Exercise aim
Can you copy out the data exactly? Leave the images out.

Provided data
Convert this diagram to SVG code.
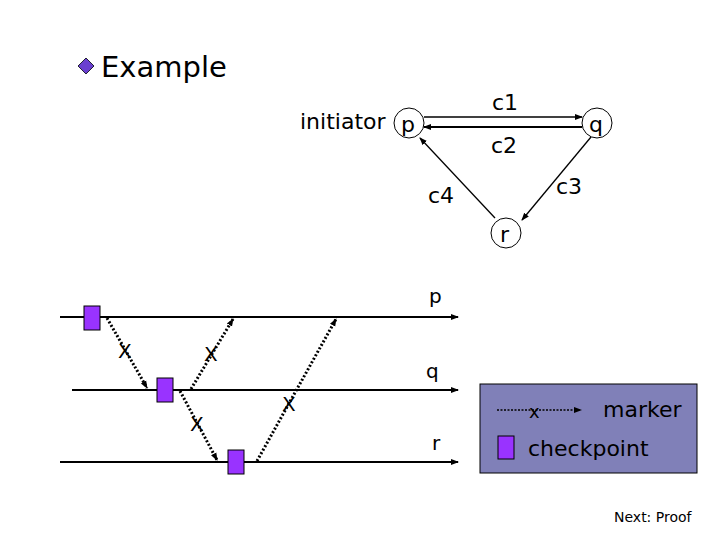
<svg xmlns="http://www.w3.org/2000/svg" width="720" height="540" viewBox="0 0 720 540">
<style>
text{font-family:"DejaVu Sans","Liberation Sans",sans-serif;fill:#000}
.n{fill:none;stroke:#000;stroke-width:1}
.e{stroke:#000;stroke-width:1.3;fill:none;marker-end:url(#a)}
.t{stroke:#000;stroke-width:2;fill:none;marker-end:url(#a)}
.m{stroke:#000;stroke-width:3;stroke-dasharray:2 2;fill:none;marker-end:url(#a)}
.cp{fill:#9933ff;stroke:#000;stroke-width:1}
</style>
<defs><marker id="a" markerWidth="8" markerHeight="8" refX="7" refY="4" orient="auto" markerUnits="userSpaceOnUse"><path d="M0,1 L8,4 L0,7 z" fill="#000"/></marker></defs>
<rect width="720" height="540" fill="#fff"/>
<g id="title"><path d="M86,58 L94,66 L86,74 L78,66 z" fill="#6a3fd0" stroke="#223" stroke-width="1"/><text x="101" y="77" font-size="29">Example</text></g>
<g id="nodeP"><circle cx="409" cy="123" r="15" class="n"/><text x="401" y="132" font-size="22">p</text><text x="300" y="129" font-size="22">initiator</text></g>
<g id="nodeQ"><circle cx="597" cy="123" r="15" class="n"/><text x="589" y="132" font-size="22">q</text></g>
<g id="nodeR"><circle cx="506" cy="233" r="15" class="n"/><text x="500" y="242" font-size="22">r</text></g>
<g id="connectors">
<line x1="424" y1="117" x2="582" y2="117" class="e"/>
<line x1="582" y1="127" x2="424" y2="127" class="t"/>
<line x1="591" y1="137" x2="522" y2="220" class="e"/>
<line x1="495" y1="218" x2="420" y2="138" class="e"/>
<line x1="60" y1="317" x2="458" y2="317" class="t"/>
<line x1="72" y1="390" x2="458" y2="390" class="t"/>
<line x1="60" y1="462" x2="458" y2="462" class="t"/>
<line x1="107" y1="318" x2="147" y2="388" class="m"/>
<line x1="180" y1="391" x2="217" y2="460" class="m"/>
<line x1="191" y1="389" x2="233" y2="319" class="m"/>
<line x1="257" y1="461" x2="336" y2="319" class="m"/>
</g>
<g id="labels" font-size="22">
<text x="492" y="110">c1</text><text x="491" y="153">c2</text>
<text x="556" y="194">c3</text><text x="428" y="203">c4</text>
<text x="429" y="303" font-size="20">p</text><text x="426" y="378" font-size="20">q</text><text x="432" y="450" font-size="20">r</text>
<text x="118" y="358" font-size="20">X</text><text x="204" y="361" font-size="20">X</text><text x="190" y="431" font-size="20">X</text><text x="282" y="411" font-size="20">X</text>
</g>
<g id="checkpoints"><rect x="84" y="306" width="16" height="24" class="cp"/><rect x="157" y="378" width="16" height="24" class="cp"/><rect x="228" y="450" width="16" height="24" class="cp"/></g>
<g id="legend"><rect x="480" y="384" width="217" height="89" fill="#8080b8" stroke="#000"/>
<line x1="497" y1="410" x2="581" y2="410" stroke="#000" stroke-width="1.3" stroke-dasharray="2 1.5" marker-end="url(#a)"/>
<text x="529" y="418" font-size="18">x</text>
<text x="603" y="417" font-size="22">marker</text>
<rect x="498" y="436" width="16" height="23" class="cp"/>
<text x="528" y="456" font-size="22">checkpoint</text></g>
<text x="614" y="522" font-size="14">Next: Proof</text>
</svg>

Answer below
Convert this diagram to SVG code.
<svg xmlns="http://www.w3.org/2000/svg" width="720" height="540" viewBox="0 0 720 540">
<style>
text{font-family:"DejaVu Sans","Liberation Sans",sans-serif;fill:#000}
.n{fill:none;stroke:#000;stroke-width:1}
.e{stroke:#000;stroke-width:1.3;fill:none;marker-end:url(#a)}
.t{stroke:#000;stroke-width:2;fill:none;marker-end:url(#a)}
.m{stroke:#000;stroke-width:3;stroke-dasharray:2 2;fill:none;marker-end:url(#a)}
.cp{fill:#9933ff;stroke:#000;stroke-width:1}
</style>
<defs><marker id="a" markerWidth="8" markerHeight="8" refX="7" refY="4" orient="auto" markerUnits="userSpaceOnUse"><path d="M0,1 L8,4 L0,7 z" fill="#000"/></marker></defs>
<rect width="720" height="540" fill="#fff"/>
<g id="title"><path d="M86,58 L94,66 L86,74 L78,66 z" fill="#6a3fd0" stroke="#223" stroke-width="1"/><text x="101" y="77" font-size="29">Example</text></g>
<g id="nodeP"><circle cx="409" cy="123" r="15" class="n"/><text x="401" y="132" font-size="22">p</text><text x="300" y="129" font-size="22">initiator</text></g>
<g id="nodeQ"><circle cx="597" cy="123" r="15" class="n"/><text x="589" y="132" font-size="22">q</text></g>
<g id="nodeR"><circle cx="506" cy="233" r="15" class="n"/><text x="500" y="242" font-size="22">r</text></g>
<g id="connectors">
<line x1="424" y1="117" x2="582" y2="117" class="e"/>
<line x1="582" y1="127" x2="424" y2="127" class="t"/>
<line x1="591" y1="137" x2="522" y2="220" class="e"/>
<line x1="495" y1="218" x2="420" y2="138" class="e"/>
<line x1="60" y1="317" x2="458" y2="317" class="t"/>
<line x1="72" y1="390" x2="458" y2="390" class="t"/>
<line x1="60" y1="462" x2="458" y2="462" class="t"/>
<line x1="107" y1="318" x2="147" y2="388" class="m"/>
<line x1="180" y1="391" x2="217" y2="460" class="m"/>
<line x1="191" y1="389" x2="233" y2="319" class="m"/>
<line x1="257" y1="461" x2="336" y2="319" class="m"/>
</g>
<g id="labels" font-size="22">
<text x="492" y="110">c1</text><text x="491" y="153">c2</text>
<text x="556" y="194">c3</text><text x="428" y="203">c4</text>
<text x="429" y="303" font-size="20">p</text><text x="426" y="378" font-size="20">q</text><text x="432" y="450" font-size="20">r</text>
<text x="118" y="358" font-size="20">X</text><text x="204" y="361" font-size="20">X</text><text x="190" y="431" font-size="20">X</text><text x="282" y="411" font-size="20">X</text>
</g>
<g id="checkpoints"><rect x="84" y="306" width="16" height="24" class="cp"/><rect x="157" y="378" width="16" height="24" class="cp"/><rect x="228" y="450" width="16" height="24" class="cp"/></g>
<g id="legend"><rect x="480" y="384" width="217" height="89" fill="#8080b8" stroke="#000"/>
<line x1="497" y1="410" x2="581" y2="410" stroke="#000" stroke-width="1.3" stroke-dasharray="2 1.5" marker-end="url(#a)"/>
<text x="529" y="418" font-size="18">x</text>
<text x="603" y="417" font-size="22">marker</text>
<rect x="498" y="436" width="16" height="23" class="cp"/>
<text x="528" y="456" font-size="22">checkpoint</text></g>
<text x="614" y="522" font-size="14">Next: Proof</text>
</svg>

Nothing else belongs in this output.